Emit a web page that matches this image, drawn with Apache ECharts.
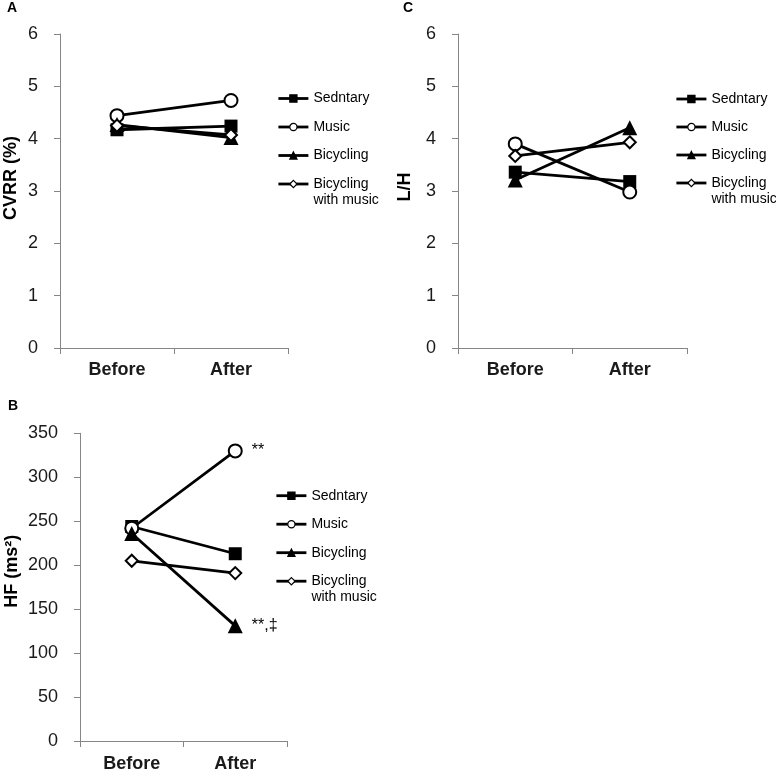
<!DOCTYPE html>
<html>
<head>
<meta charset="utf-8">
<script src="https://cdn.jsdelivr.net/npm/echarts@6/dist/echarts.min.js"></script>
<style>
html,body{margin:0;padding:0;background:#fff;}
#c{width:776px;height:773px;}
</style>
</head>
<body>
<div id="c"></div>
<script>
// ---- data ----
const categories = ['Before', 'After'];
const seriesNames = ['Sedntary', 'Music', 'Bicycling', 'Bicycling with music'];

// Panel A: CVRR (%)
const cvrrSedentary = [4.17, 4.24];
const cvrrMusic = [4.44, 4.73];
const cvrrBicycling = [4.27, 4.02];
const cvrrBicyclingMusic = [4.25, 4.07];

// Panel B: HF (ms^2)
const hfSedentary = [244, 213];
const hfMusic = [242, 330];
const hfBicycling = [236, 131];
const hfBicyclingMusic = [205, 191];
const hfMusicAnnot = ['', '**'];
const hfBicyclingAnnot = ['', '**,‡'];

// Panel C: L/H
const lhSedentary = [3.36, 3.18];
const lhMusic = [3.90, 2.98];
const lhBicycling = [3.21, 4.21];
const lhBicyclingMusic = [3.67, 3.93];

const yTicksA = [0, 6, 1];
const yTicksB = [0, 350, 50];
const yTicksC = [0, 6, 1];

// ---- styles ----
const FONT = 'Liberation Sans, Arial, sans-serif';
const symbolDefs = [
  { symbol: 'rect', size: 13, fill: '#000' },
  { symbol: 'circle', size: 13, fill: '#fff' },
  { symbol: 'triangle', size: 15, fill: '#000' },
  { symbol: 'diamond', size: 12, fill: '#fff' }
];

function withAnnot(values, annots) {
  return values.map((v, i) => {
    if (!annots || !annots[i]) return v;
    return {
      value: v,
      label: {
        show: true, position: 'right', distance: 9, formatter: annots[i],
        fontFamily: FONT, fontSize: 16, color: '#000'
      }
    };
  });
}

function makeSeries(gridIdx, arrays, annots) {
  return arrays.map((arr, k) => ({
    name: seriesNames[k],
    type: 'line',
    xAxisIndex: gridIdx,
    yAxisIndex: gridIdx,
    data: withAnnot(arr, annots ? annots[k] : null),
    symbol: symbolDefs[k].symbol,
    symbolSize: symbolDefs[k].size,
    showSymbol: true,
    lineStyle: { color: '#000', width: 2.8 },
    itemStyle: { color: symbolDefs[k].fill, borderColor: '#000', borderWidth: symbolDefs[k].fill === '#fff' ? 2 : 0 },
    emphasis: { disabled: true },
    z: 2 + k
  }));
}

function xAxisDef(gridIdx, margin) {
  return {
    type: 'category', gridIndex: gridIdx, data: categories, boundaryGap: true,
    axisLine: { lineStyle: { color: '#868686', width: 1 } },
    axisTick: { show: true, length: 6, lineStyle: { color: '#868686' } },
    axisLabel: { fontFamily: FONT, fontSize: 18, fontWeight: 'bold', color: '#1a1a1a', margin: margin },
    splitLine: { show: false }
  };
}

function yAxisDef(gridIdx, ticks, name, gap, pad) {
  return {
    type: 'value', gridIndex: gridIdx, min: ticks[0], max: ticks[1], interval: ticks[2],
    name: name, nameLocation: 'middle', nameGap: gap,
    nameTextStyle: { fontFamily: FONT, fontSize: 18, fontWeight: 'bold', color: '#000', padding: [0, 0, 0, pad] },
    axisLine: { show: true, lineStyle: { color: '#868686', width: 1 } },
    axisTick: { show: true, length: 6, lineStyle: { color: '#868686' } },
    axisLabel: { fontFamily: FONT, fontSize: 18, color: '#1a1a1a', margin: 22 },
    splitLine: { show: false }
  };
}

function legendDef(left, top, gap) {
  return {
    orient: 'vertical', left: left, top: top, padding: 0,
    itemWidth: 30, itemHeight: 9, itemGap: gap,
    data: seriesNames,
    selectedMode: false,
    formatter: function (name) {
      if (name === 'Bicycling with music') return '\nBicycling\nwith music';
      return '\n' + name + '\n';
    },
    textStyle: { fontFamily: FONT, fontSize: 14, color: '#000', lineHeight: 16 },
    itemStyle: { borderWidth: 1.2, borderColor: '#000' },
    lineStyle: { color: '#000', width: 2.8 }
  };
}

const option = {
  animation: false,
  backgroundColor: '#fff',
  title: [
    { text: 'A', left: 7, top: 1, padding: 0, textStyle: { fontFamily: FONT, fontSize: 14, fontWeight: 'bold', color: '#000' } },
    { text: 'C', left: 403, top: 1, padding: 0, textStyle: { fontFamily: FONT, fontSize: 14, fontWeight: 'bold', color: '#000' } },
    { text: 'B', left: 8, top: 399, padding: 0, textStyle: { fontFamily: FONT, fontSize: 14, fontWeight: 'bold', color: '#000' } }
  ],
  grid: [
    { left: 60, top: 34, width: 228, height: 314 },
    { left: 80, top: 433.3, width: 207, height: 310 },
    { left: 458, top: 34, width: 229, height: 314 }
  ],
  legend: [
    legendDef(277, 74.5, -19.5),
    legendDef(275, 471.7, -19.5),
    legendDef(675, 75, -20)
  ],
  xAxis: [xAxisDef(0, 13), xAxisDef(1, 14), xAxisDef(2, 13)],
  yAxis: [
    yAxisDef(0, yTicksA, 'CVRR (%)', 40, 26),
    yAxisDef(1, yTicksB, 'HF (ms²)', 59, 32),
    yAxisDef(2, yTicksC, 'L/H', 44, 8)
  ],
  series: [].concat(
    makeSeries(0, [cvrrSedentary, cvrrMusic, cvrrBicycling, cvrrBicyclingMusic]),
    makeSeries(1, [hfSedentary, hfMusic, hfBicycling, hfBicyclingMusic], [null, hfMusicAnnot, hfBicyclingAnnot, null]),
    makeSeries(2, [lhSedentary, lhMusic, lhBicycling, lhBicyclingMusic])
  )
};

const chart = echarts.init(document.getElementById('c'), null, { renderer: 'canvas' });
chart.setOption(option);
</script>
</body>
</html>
* * *
◆ **Request**
Leave the pictures out and output the rest of the listing exactly.

◆ **Solution below**
Emit a web page that matches this image, drawn with Apache ECharts.
<!DOCTYPE html>
<html>
<head>
<meta charset="utf-8">
<script src="https://cdn.jsdelivr.net/npm/echarts@6/dist/echarts.min.js"></script>
<style>
html,body{margin:0;padding:0;background:#fff;}
#c{width:776px;height:773px;}
</style>
</head>
<body>
<div id="c"></div>
<script>
// ---- data ----
const categories = ['Before', 'After'];
const seriesNames = ['Sedntary', 'Music', 'Bicycling', 'Bicycling with music'];

// Panel A: CVRR (%)
const cvrrSedentary = [4.17, 4.24];
const cvrrMusic = [4.44, 4.73];
const cvrrBicycling = [4.27, 4.02];
const cvrrBicyclingMusic = [4.25, 4.07];

// Panel B: HF (ms^2)
const hfSedentary = [244, 213];
const hfMusic = [242, 330];
const hfBicycling = [236, 131];
const hfBicyclingMusic = [205, 191];
const hfMusicAnnot = ['', '**'];
const hfBicyclingAnnot = ['', '**,‡'];

// Panel C: L/H
const lhSedentary = [3.36, 3.18];
const lhMusic = [3.90, 2.98];
const lhBicycling = [3.21, 4.21];
const lhBicyclingMusic = [3.67, 3.93];

const yTicksA = [0, 6, 1];
const yTicksB = [0, 350, 50];
const yTicksC = [0, 6, 1];

// ---- styles ----
const FONT = 'Liberation Sans, Arial, sans-serif';
const symbolDefs = [
  { symbol: 'rect', size: 13, fill: '#000' },
  { symbol: 'circle', size: 13, fill: '#fff' },
  { symbol: 'triangle', size: 15, fill: '#000' },
  { symbol: 'diamond', size: 12, fill: '#fff' }
];

function withAnnot(values, annots) {
  return values.map((v, i) => {
    if (!annots || !annots[i]) return v;
    return {
      value: v,
      label: {
        show: true, position: 'right', distance: 9, formatter: annots[i],
        fontFamily: FONT, fontSize: 16, color: '#000'
      }
    };
  });
}

function makeSeries(gridIdx, arrays, annots) {
  return arrays.map((arr, k) => ({
    name: seriesNames[k],
    type: 'line',
    xAxisIndex: gridIdx,
    yAxisIndex: gridIdx,
    data: withAnnot(arr, annots ? annots[k] : null),
    symbol: symbolDefs[k].symbol,
    symbolSize: symbolDefs[k].size,
    showSymbol: true,
    lineStyle: { color: '#000', width: 2.8 },
    itemStyle: { color: symbolDefs[k].fill, borderColor: '#000', borderWidth: symbolDefs[k].fill === '#fff' ? 2 : 0 },
    emphasis: { disabled: true },
    z: 2 + k
  }));
}

function xAxisDef(gridIdx, margin) {
  return {
    type: 'category', gridIndex: gridIdx, data: categories, boundaryGap: true,
    axisLine: { lineStyle: { color: '#868686', width: 1 } },
    axisTick: { show: true, length: 6, lineStyle: { color: '#868686' } },
    axisLabel: { fontFamily: FONT, fontSize: 18, fontWeight: 'bold', color: '#1a1a1a', margin: margin },
    splitLine: { show: false }
  };
}

function yAxisDef(gridIdx, ticks, name, gap, pad) {
  return {
    type: 'value', gridIndex: gridIdx, min: ticks[0], max: ticks[1], interval: ticks[2],
    name: name, nameLocation: 'middle', nameGap: gap,
    nameTextStyle: { fontFamily: FONT, fontSize: 18, fontWeight: 'bold', color: '#000', padding: [0, 0, 0, pad] },
    axisLine: { show: true, lineStyle: { color: '#868686', width: 1 } },
    axisTick: { show: true, length: 6, lineStyle: { color: '#868686' } },
    axisLabel: { fontFamily: FONT, fontSize: 18, color: '#1a1a1a', margin: 22 },
    splitLine: { show: false }
  };
}

function legendDef(left, top, gap) {
  return {
    orient: 'vertical', left: left, top: top, padding: 0,
    itemWidth: 30, itemHeight: 9, itemGap: gap,
    data: seriesNames,
    selectedMode: false,
    formatter: function (name) {
      if (name === 'Bicycling with music') return '\nBicycling\nwith music';
      return '\n' + name + '\n';
    },
    textStyle: { fontFamily: FONT, fontSize: 14, color: '#000', lineHeight: 16 },
    itemStyle: { borderWidth: 1.2, borderColor: '#000' },
    lineStyle: { color: '#000', width: 2.8 }
  };
}

const option = {
  animation: false,
  backgroundColor: '#fff',
  title: [
    { text: 'A', left: 7, top: 1, padding: 0, textStyle: { fontFamily: FONT, fontSize: 14, fontWeight: 'bold', color: '#000' } },
    { text: 'C', left: 403, top: 1, padding: 0, textStyle: { fontFamily: FONT, fontSize: 14, fontWeight: 'bold', color: '#000' } },
    { text: 'B', left: 8, top: 399, padding: 0, textStyle: { fontFamily: FONT, fontSize: 14, fontWeight: 'bold', color: '#000' } }
  ],
  grid: [
    { left: 60, top: 34, width: 228, height: 314 },
    { left: 80, top: 433.3, width: 207, height: 310 },
    { left: 458, top: 34, width: 229, height: 314 }
  ],
  legend: [
    legendDef(277, 74.5, -19.5),
    legendDef(275, 471.7, -19.5),
    legendDef(675, 75, -20)
  ],
  xAxis: [xAxisDef(0, 13), xAxisDef(1, 14), xAxisDef(2, 13)],
  yAxis: [
    yAxisDef(0, yTicksA, 'CVRR (%)', 40, 26),
    yAxisDef(1, yTicksB, 'HF (ms²)', 59, 32),
    yAxisDef(2, yTicksC, 'L/H', 44, 8)
  ],
  series: [].concat(
    makeSeries(0, [cvrrSedentary, cvrrMusic, cvrrBicycling, cvrrBicyclingMusic]),
    makeSeries(1, [hfSedentary, hfMusic, hfBicycling, hfBicyclingMusic], [null, hfMusicAnnot, hfBicyclingAnnot, null]),
    makeSeries(2, [lhSedentary, lhMusic, lhBicycling, lhBicyclingMusic])
  )
};

const chart = echarts.init(document.getElementById('c'), null, { renderer: 'canvas' });
chart.setOption(option);
</script>
</body>
</html>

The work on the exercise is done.